In the post-9/11 world, it is possible that everyone will experience terrorism at some point in their lives. Perhaps they will witness, or know someone who witnessed a terrorist attack, or if they are more fortunate they will simply read about the attacks in the news, with depressing regularity, and be asked by their employer to complete the Prevent training. Some years ago, I witnessed the aftermath of a terrorist attack. It is something I have only shared with a few friends and family. This is the first time I have put what happened that night into writing.

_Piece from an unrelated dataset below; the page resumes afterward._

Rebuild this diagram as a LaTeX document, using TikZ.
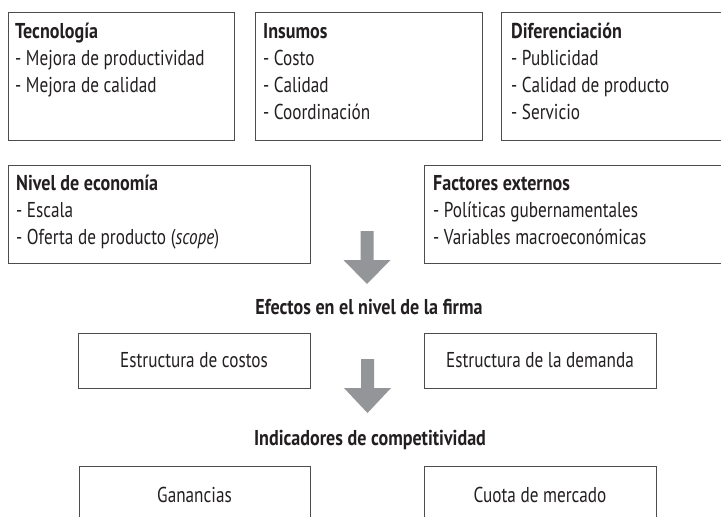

On June 3, 2017, my wife Di and I were in London walking back from the Theatre Royal Drury Lane after watching an excellent performance of 42nd Street. It was a knockout production and we were feeling invigorated, both from the glorious energy of the show and the fact that we were flying out to Barbados the next morning at 6 am to celebrate our tenth wedding anniversary. Then something strange happened. We were walking past a pub where a lone drinker was sitting in the beer garden scrolling through his phone. He told us to be careful going down the street where we were headed as ‘there’s been an attack’. He seemed perfectly sober, and we took heed of his warning although we had no choice but to continue on the path we were on as it led directly back to the hotel, and we were flying out in about six hours or so. It wasn’t long before we were walking towards a crowd of people in tears, covered in blood. They were heading in the opposite direction to us, and the further we travelled the more frantic their warnings became that we shouldn’t go forward as there had been mass stabbings and a vehicle-ramming attack with a van. It was obviously serious, but Di and I were now so close to our hotel that we felt we had no alternative but to keep going until we got there, even though we could be walking straight into a massacre. By the time we made it to the hotel entrance our blood was pumping as chaos reigned on the streets.

“Steve. The key, the key” Di screamed.

The hotel lobby had an electronic lock and I fumbled desperately in my wallet for the key card while thinking any second a madman with a knife was going to attack me. We made it inside safely. The atmosphere in the hotel bar was electric. The hotel took in people off the streets who couldn’t get home as the police had sealed off the roads. Guests of every race and religion were talking excitedly among themselves about what happened while BBC News 24 played out the facts onscreen.

The London Bridge attacks was one of five major terrorist attacks in the UK in 2017. Khuram Shazad Butt, Rachid Redouane and Youssef Zaghba ploughed a van into pedestrians on London Bridge at around 10:00 pm, killing two people. The three perpetrators abandoned the vehicle and then ran down Borough Market, armed with knives and wearing fake explosive vests. They started stabbing people outside the Boro Bistro pub. Ignacio Echeverría, a Spanish lawyer who had been practising his hobby of skateboarding in the vicinity, hit one of the terrorists with his skateboard, buying time for other members of the public to escape to safety. Echeverría and four other people were stabbed to death. There were many have-a-go-heroes that night who thwarted the attackers by throwing bottles and chairs at them, even though, for all they knew, the explosive vests the terrorists were wearing might have been genuine and could have detonated at any second. Most of the people who Di and I saw on the street and who warned us back had been fleeing from the attack on Borough Market. The attack came to an end when Butt, Redouane and Zaghba were shot dead by armed police.

The following morning Di and I were in a sober mood as we left the hotel to catch our flight to Barbados. We had a good holiday, and life returned to normal upon our return. But on June 3rd, 2017, our life changed due to the chaos we had witnessed. We had experienced a terrorist attack up close and it is not something we will ever forget. It was a fairly stark and brutal reminder of how your life can change in an instant in the post-9/11 world.